Malawi Medical Journal, Vol. 26, No. 4, 2014, pp. 109-114

 en The quality of care of diabetic patients in rural Malawi: A case of Mangochi district
Assayed, A. A.; Muula, A. S. & Nyirenda, M. J.


Diabetes mellitus is a global public health problem. In Malawi, the prevalence of diabetes is 5.6% but the quality of care has not been well studied.
The aim of this study was to assess the quality of care offered to diabetic patients in Mangochi district.
This was a cross sectional descriptive study. Quantitative data were collected using a questionnaire from a sample of 75 diabetic patients (children and adults) who attended the Diabetes Clinic at Mangochi District Hospital between 20012 and 2013. Qualitative data were also collected using semi-structured interviews with eight Key Informants from among the District Health Management Team. Frequencies and cross-tabulation were obtained from the quantitative data. Patients’ master cards were checked to validate results. Clinical knowledge about diabetes, care practices and resources were the themes analysed from the qualitative data.

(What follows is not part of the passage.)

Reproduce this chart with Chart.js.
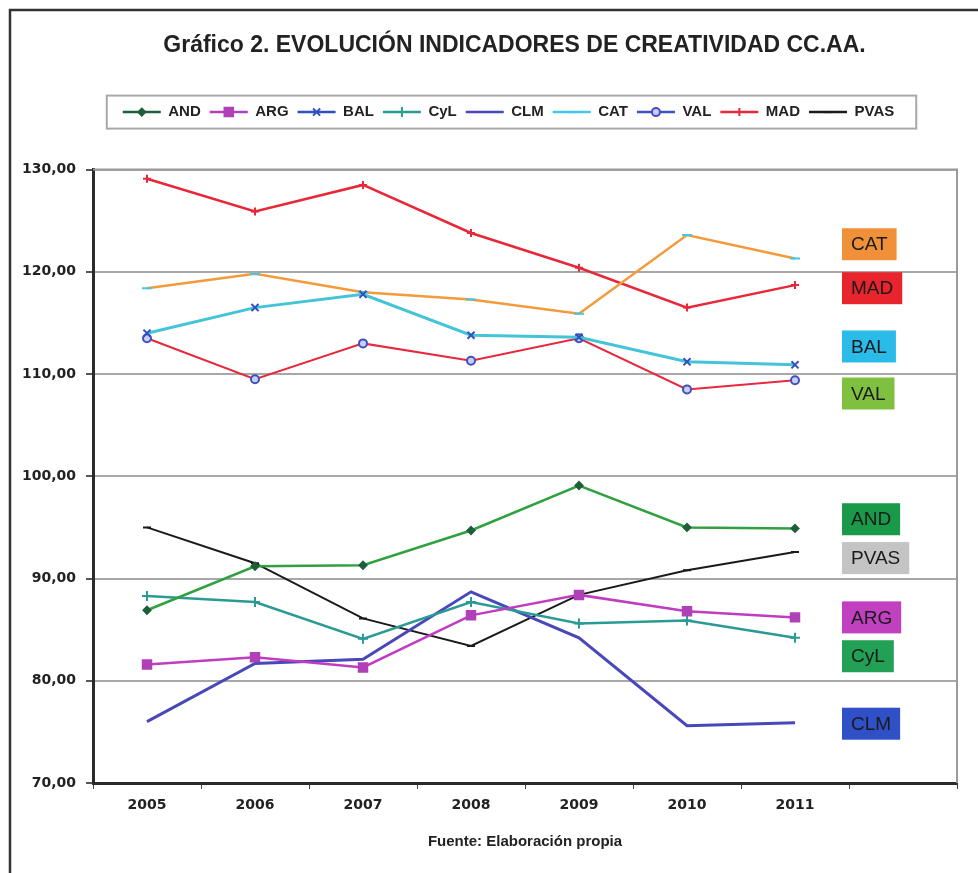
<!DOCTYPE html>
<html>
<head>
<meta charset="utf-8">
<script src="https://cdn.jsdelivr.net/npm/chart.js@4"></script>
<style>
  html, body { margin: 0; padding: 0; background: #fff; }
  #wrap { width: 978px; height: 873px; }
</style>
</head>
<body>
<div id="wrap"><canvas id="myChart"></canvas></div>
<script>
// years on the x axis, the last slot is left empty for the region tags
const years = ['2005', '2006', '2007', '2008', '2009', '2010', '2011', '']

const andValues = [86.9, 91.2, 91.3, 94.7, 99.1, 95.0, 94.9]
const argValues = [81.6, 82.3, 81.3, 86.4, 88.4, 86.8, 86.2]
const balValues = [114.0, 116.5, 117.8, 113.8, 113.6, 111.2, 110.9]
const cylValues = [88.3, 87.7, 84.1, 87.7, 85.6, 85.9, 84.2]
const clmValues = [76.0, 81.7, 82.1, 88.7, 84.2, 75.6, 75.9]
const catValues = [118.4, 119.8, 118.0, 117.3, 115.9, 123.6, 121.3]
const valValues = [113.5, 109.5, 113.0, 111.3, 113.5, 108.5, 109.4]
const madValues = [129.1, 125.9, 128.5, 123.8, 120.4, 116.5, 118.7]
const pvasValues = [95.0, 91.5, 86.1, 83.4, 88.4, 90.8, 92.6]

const yTicks = [70, 80, 90, 100, 110, 120, 130]

// coloured tags on the right side of the plot
const tagNames = ['CAT', 'MAD', 'BAL', 'VAL', 'AND', 'PVAS', 'ARG', 'CyL', 'CLM']
const tagValues = [122.7, 118.4, 112.7, 108.1, 95.8, 92.0, 86.2, 82.4, 75.8]
const tagColors = ['#f0913a', '#e8252d', '#2bbbe8', '#80c040', '#1a9a48', '#c4c4c4', '#c040c0', '#22a055', '#3050c8']

const makeSet = (label, data, color, style, radius, markFill, markLine, width) => ({
    label: label,
    data: data,
    borderColor: color,
    backgroundColor: color,
    borderWidth: width,
    pointStyle: style,
    pointRadius: radius,
    pointBackgroundColor: markFill,
    pointBorderColor: markLine,
    pointBorderWidth: 2,
    tension: 0
})

const datasets = [
    makeSet('AND', andValues, '#30a040', 'rectRot', 3.5, '#1d5f3a', '#1d5f3a', 2.5),
    makeSet('ARG', argValues, '#c03cc0', 'rect', 6, '#b040b8', '#b040b8', 2.5),
    makeSet('BAL', balValues, '#44c4d8', 'crossRot', 5, '#3050c0', '#3050c0', 3),
    makeSet('CyL', cylValues, '#2a9a94', 'cross', 5, '#2a9a94', '#2a9a94', 2.5),
    makeSet('CLM', clmValues, '#4848b8', 'circle', 0, '#4848b8', '#4848b8', 3),
    makeSet('CAT', catValues, '#f39a3a', 'line', 5, '#40c8e8', '#40c8e8', 2.5),
    makeSet('VAL', valValues, '#e8283c', 'circle', 4, '#c8d0f0', '#4050c0', 2),
    makeSet('MAD', madValues, '#e82838', 'cross', 4, '#e82838', '#e82838', 2.5),
    makeSet('PVAS', pvasValues, '#1a1a1a', 'line', 4, '#1a1a1a', '#1a1a1a', 2)
]

const LEGEND_H = 33

const extras = {
    id: 'extras',
    beforeInit(chart) {
        const fit = chart.legend.fit
        chart.legend.fit = function () {
            fit.call(this)
            this.height += 40
        }
    },
    afterLayout(chart) {
        // centre title and legend over the plot, not over the whole canvas
        chart.titleBlock.left = 72
        chart.legend.left = 60
        ;[chart.titleBlock, chart.legend].forEach(b => { b.width = b.right - b.left })
    },
    beforeDraw(chart) {
        const ctx = chart.ctx
        ctx.save()
        ctx.fillStyle = '#fff'
        ctx.fillRect(0, 0, chart.width, chart.height)
        ctx.strokeStyle = '#333'
        ctx.lineWidth = 2.5
        ctx.beginPath()
        ctx.moveTo(10, chart.height)
        ctx.lineTo(10, 10)
        ctx.lineTo(chart.width, 10)
        ctx.stroke()
        ctx.restore()
    },
    beforeDatasetsDraw(chart) {
        const ctx = chart.ctx
        const a = chart.chartArea
        ctx.save()
        ctx.strokeStyle = '#9a9a9a'
        ctx.lineWidth = 2
        ctx.beginPath()
        ctx.moveTo(a.left, a.top)
        ctx.lineTo(a.right, a.top)
        ctx.lineTo(a.right, a.bottom)
        ctx.stroke()
        ctx.restore()
    },
    afterDraw(chart) {
        const ctx = chart.ctx
        const legend = chart.legend
        const boxes = legend.legendHitBoxes
        const boxW = legend.options.labels.pointStyleWidth
        ctx.save()

        // legend frame
        const first = boxes[0]
        const last = boxes[boxes.length - 1]
        ctx.strokeStyle = '#a8a8a8'
        ctx.lineWidth = 2
        ctx.strokeRect(first.left - 16, legend.top, last.left + last.width + 22 - (first.left - 16), LEGEND_H)

        // markers on the legend lines
        boxes.forEach((b, i) => {
            const ds = chart.data.datasets[i]
            if (!ds.pointRadius) return
            ctx.fillStyle = ds.pointBackgroundColor
            ctx.strokeStyle = ds.pointBorderColor
            ctx.lineWidth = ds.pointBorderWidth
            Chart.helpers.drawPoint(ctx, {
                pointStyle: ds.pointStyle,
                radius: ds.pointRadius,
                rotation: 0,
                borderWidth: ds.pointBorderWidth
            }, b.left + boxW / 2, b.top + b.height / 2)
        })

        // region tags
        const x = chart.scales.x
        const y = chart.scales.y
        const left = x.getPixelForValue(7) - 61
        ctx.font = '19px "Liberation Sans", Arial, sans-serif'
        ctx.textBaseline = 'middle'
        ctx.textAlign = 'left'
        tagNames.forEach((name, i) => {
            const cy = y.getPixelForValue(tagValues[i])
            const w = ctx.measureText(name).width + 18
            ctx.fillStyle = tagColors[i]
            ctx.fillRect(left, cy - 16, w, 32)
            ctx.fillStyle = '#1a1a1a'
            ctx.fillText(name, left + 9, cy + 1)
        })

        // source line
        const a = chart.chartArea
        ctx.font = 'bold 15px "Liberation Sans", Arial, sans-serif'
        ctx.textAlign = 'center'
        ctx.fillStyle = '#222'
        ctx.fillText('Fuente: Elaboración propia', (a.left + a.right) / 2, 842)
        ctx.restore()
    }
}

const ctx = document.getElementById('myChart').getContext('2d')

Chart.defaults.color = '#222'

new Chart(ctx, {
    type: 'line',
    data: {
        labels: years,
        datasets: datasets
    },
    plugins: [extras],
    options: {
        responsive: true,
        maintainAspectRatio: false,
        animation: false,
        layout: {
            padding: { left: 0, right: 21, top: 0, bottom: 0 }
        },
        plugins: {
            title: {
                display: true,
                text: 'Gráfico 2. EVOLUCIÓN INDICADORES DE CREATIVIDAD CC.AA.',
                font: { family: '"Liberation Sans", Arial', size: 23, weight: 'bold' },
                padding: { top: 32, bottom: 36 }
            },
            legend: {
                labels: {
                    usePointStyle: true,
                    pointStyleWidth: 38,
                    padding: 9,
                    font: { family: '"Liberation Sans", Arial', size: 15, weight: 'bold' },
                    generateLabels: chart => Chart.defaults.plugins.legend.labels.generateLabels(chart).map(l => ({
                        ...l,
                        pointStyle: 'line',
                        lineWidth: 2.5
                    }))
                }
            },
            tooltip: { enabled: false }
        },
        scales: {
            x: {
                offset: true,
                afterFit: s => { s.height = 90 },
                grid: {
                    offset: true,
                    drawOnChartArea: false,
                    tickLength: 6,
                    color: '#444'
                },
                border: { color: '#2a2a2a', width: 3 },
                ticks: {
                    padding: 8,
                    maxRotation: 0,
                    font: { family: '"DejaVu Sans"', size: 14, weight: 'bold' }
                }
            },
            y: {
                min: 70,
                max: 130,
                afterFit: s => { s.width = 93 },
                afterBuildTicks: s => { s.ticks = yTicks.map(v => ({ value: v })) },
                grid: {
                    color: '#a8a8a8',
                    lineWidth: 2,
                    tickLength: 7,
                    tickColor: '#555'
                },
                border: { color: '#2a2a2a', width: 3 },
                ticks: {
                    padding: 10,
                    font: { family: '"DejaVu Sans"', size: 14, weight: 'bold' },
                    callback: v => v.toFixed(2).replace('.', ',')
                }
            }
        }
    }
})
</script>
</body>
</html>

Among the 75 participants interviewed, 46 were females and 29 males. The overall mean age was 48.3 years (45.6 for females and 53.3 for males). More than half of patients had little or no information about diabetes (40.0 % (n=30) and 22.7 (n=17) respectively. The majority of patients were taking their medicines regularly 98.7% (n=74). Only 17.3% (n=13) reported having their feet inspected regularly. Fifty-six percent of patients were satisfied about services provision. Some nurses and clinicians were trained on diabetes care but most of them left. Guidelines on diabetes management were not accessible. There were shortages in medicines (e.g. soluble insulin) and reagents. Information Education and Communication messages were offered through discussions, experiences sharing and posters.
Quality of diabetes care provided to diabetic patients attended to Mangochi hospital was sub-optimal due to lack of knowledge among patients and clinicians and resources. More efforts are needed towards retention of trained staff, provision of pharmaceutical and laboratory resources and health education.